Petra Welzel ist Redakteurin der ver.di publik

Eine Schwangerschaft und die Geburt eines Kindes verlaufen in den allermeisten Fällen normal. Ohne Komplikationen, ohne bleibende Schäden. Das muss vorausgeschickt werden, wenn man kritisiert, dass vom Sommer 2015 an kein Versicherer mehr bereit ist, das Berufsrisiko von frei praktizierenden Hebammen mit einer Haftpflichtpolice abzusichern, wie es gesetzlich vorgeschrieben ist. Für die Hebammen hieße das: Berufsverbot.

Wie immer geht es ums Geld. Die Zahl der Schäden ist zwar nicht gestiegen, sie bewegt sich seit Jahren um die 100 Fälle im Jahr - bei insgesamt rund 700.000 Geburten. Doch fallen die einzelnen Schadenersatzzahlungen heute höher aus als früher. In die Deckung eines Geburtsschadens fließen inzwischen auch Verdienstausfälle und Rentenansprüche eines Kindes ein, die es als gesunder Mensch wahrscheinlich erreichen könnte. Bis zu sechs Millionen Euro können da fällig werden. Und die Klagebereitschaft ist gestiegen.

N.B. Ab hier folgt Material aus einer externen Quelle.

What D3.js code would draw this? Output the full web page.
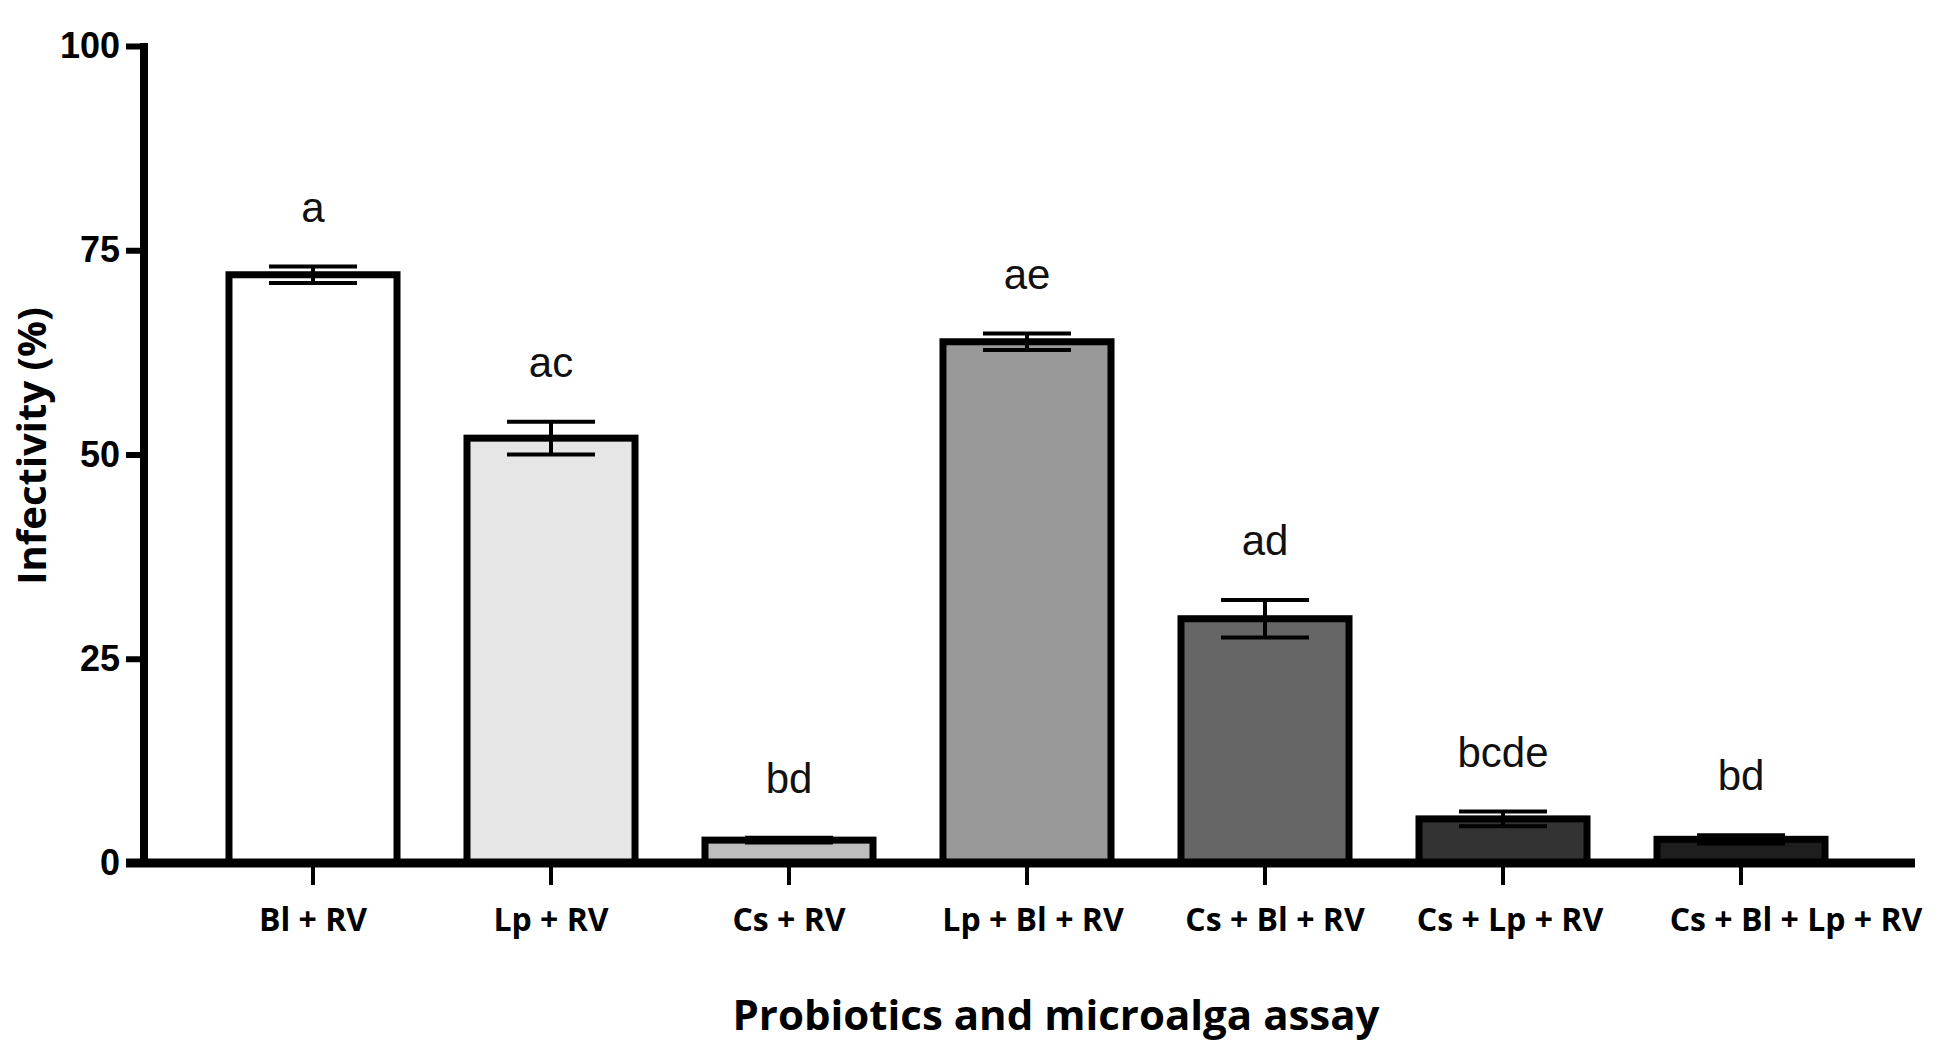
<!DOCTYPE html>
<html>
<head>
<meta charset="utf-8">
<script src="https://cdn.jsdelivr.net/npm/d3@7"></script>
<style>
  body { margin: 0; background: #fff; }
  svg { display: block; }
</style>
</head>
<body>
<div id="chart"></div>
<script>
// values
const categories = ['Bl + RV', 'Lp + RV', 'Cs + RV', 'Lp + Bl + RV', 'Cs + Bl + RV', 'Cs + Lp + RV', 'Cs + Bl + Lp + RV']
const means = [72.0, 52.0, 2.8, 63.8, 29.9, 5.4, 2.9]
const errors = [1.0, 2.0, 0.3, 1.0, 2.3, 0.9, 0.5]
const letters = ['a', 'ac', 'bd', 'ae', 'ad', 'bcde', 'bd']
const yTicks = [0, 25, 50, 75, 100]

// grey ramp of the bars
const shades = ['#ffffff', '#e6e6e6', '#bebebe', '#999999', '#666666', '#333333', '#1e1e1e']

// the long tick labels sit a bit right of their bar in the original
const tickNudge = {'Lp + Bl + RV': 6, 'Cs + Bl + RV': 10, 'Cs + Lp + RV': 7, 'Cs + Bl + Lp + RV': 55}

const W = 1950, H = 1059

const data = categories.map((c, i) => ({cat: c, mean: means[i], err: errors[i], letter: letters[i], fill: shades[i]}))

const svg = d3.select('#chart').append('svg')
  .attr('width', W)
  .attr('height', H)

const xScale = d3.scaleBand()
  .domain(categories)
  .range([194, 1860])
  .paddingInner(0.294)
  .paddingOuter(0.147)

const yScale = d3.scaleLinear()
  .domain([0, 100])
  .range([863, 46])

// bars
svg.append('g').selectAll('rect')
  .data(data)
  .join('rect')
  .attr('x', d => xScale(d.cat))
  .attr('y', d => yScale(d.mean))
  .attr('width', xScale.bandwidth())
  .attr('height', d => yScale(0) - yScale(d.mean))
  .attr('fill', d => d.fill)
  .attr('stroke', '#000')
  .attr('stroke-width', 7)

// error bars
const capW = 88
const eb = svg.append('g').attr('stroke', '#000').attr('stroke-width', 4)
data.forEach(d => {
  const cx = xScale(d.cat) + xScale.bandwidth() / 2
  const y1 = yScale(d.mean + d.err), y0 = yScale(d.mean - d.err)
  eb.append('line').attr('x1', cx).attr('x2', cx).attr('y1', y1).attr('y2', y0)
  eb.append('line').attr('x1', cx - capW / 2).attr('x2', cx + capW / 2).attr('y1', y1).attr('y2', y1)
  eb.append('line').attr('x1', cx - capW / 2).attr('x2', cx + capW / 2).attr('y1', y0).attr('y2', y0)
})

// significance letters
svg.append('g').selectAll('text')
  .data(data)
  .join('text')
  .attr('x', d => xScale(d.cat) + xScale.bandwidth() / 2)
  .attr('y', d => yScale(d.mean + d.err) - 45)
  .attr('text-anchor', 'middle')
  .attr('font-family', '"Liberation Sans", Arial, sans-serif')
  .attr('font-size', 42)
  .attr('fill', '#111')
  .text(d => d.letter)

// y axis
const yAxis = d3.axisLeft(yScale)
  .tickValues(yTicks)
  .tickSize(18)
  .tickPadding(6)

const gy = svg.append('g')
  .attr('transform', 'translate(144,0)')
  .call(yAxis)
gy.select('.domain').remove()
gy.selectAll('.tick line').attr('stroke', '#000').attr('stroke-width', 6)
gy.selectAll('.tick text')
  .attr('font-family', '"Liberation Sans", Arial, sans-serif')
  .attr('font-weight', 'bold')
  .attr('font-size', 36)
  .attr('fill', '#000')

svg.append('line')
  .attr('x1', 144).attr('x2', 144)
  .attr('y1', yScale(100) - 3).attr('y2', yScale(0) + 4)
  .attr('stroke', '#000').attr('stroke-width', 8)

// x axis
const xAxis = d3.axisBottom(xScale)
  .tickSize(22)
  .tickPadding(23)

const gx = svg.append('g')
  .attr('transform', `translate(0,${yScale(0)})`)
  .call(xAxis)
gx.select('.domain').remove()
gx.selectAll('.tick line').attr('stroke', '#000').attr('stroke-width', 4)
gx.selectAll('.tick text')
  .attr('dx', d => tickNudge[d] || 0)
  .attr('font-family', '"Open Sans", sans-serif')
  .attr('font-weight', 'bold')
  .attr('font-size', 32)
  .attr('fill', '#000')

svg.append('line')
  .attr('x1', 126).attr('x2', 1915)
  .attr('y1', yScale(0)).attr('y2', yScale(0))
  .attr('stroke', '#000').attr('stroke-width', 9)

// axis titles
svg.append('text')
  .attr('transform', 'translate(46,446) rotate(-90)')
  .attr('text-anchor', 'middle')
  .attr('font-family', '"Open Sans", sans-serif')
  .attr('font-weight', 'bold')
  .attr('font-size', 40)
  .attr('fill', '#000')
  .text('Infectivity (%)')

svg.append('text')
  .attr('x', 1056)
  .attr('y', 1030)
  .attr('text-anchor', 'middle')
  .attr('font-family', '"Open Sans", sans-serif')
  .attr('font-weight', 'bold')
  .attr('font-size', 42)
  .attr('fill', '#000')
  .text('Probiotics and microalga assay')
</script>
</body>
</html>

Nicht unbedingt bei den Eltern, aber durchaus bei den Krankenkassen, die die Behandlungskosten geschädigter Kinder wieder hereinholen wollen.

Dass aber diejenigen, die seit Menschengedenken die Kinder holen, dafür mit einem Aus ihres Berufsstandes bedroht werden, kommt dem Bild gleich, wo "das Kind mit dem Bade" ausgeschüttet wird. Das Risiko, bei einer stressfreien, sanften Hausgeburt oder bei einer Geburt in einem technisch voll ausgerüsteten Kreißsaal einer Klinik einen Geburtsschaden davonzutragen, ist statistisch gesehen nämlich gleich. Deshalb ist auch die Haltung der Versicherer wenig hilfreich. Sie werden ja auch bei Klinikgeburten zur Kasse gebeten.

Entscheidend ist, dass werdende Mütter weiterhin entscheiden können, wie, wo und mit wessen Unterstützung sie ihre Kinder zur Welt bringen wollen. Das Restrisiko kann ihnen sowieso niemand abnehmen. Aber der Staat oder die Solidargemeinschaft der Versicherten sollten wenigstens für die materiellen Kosten einstehen. Bevor die Hebammen aussterben.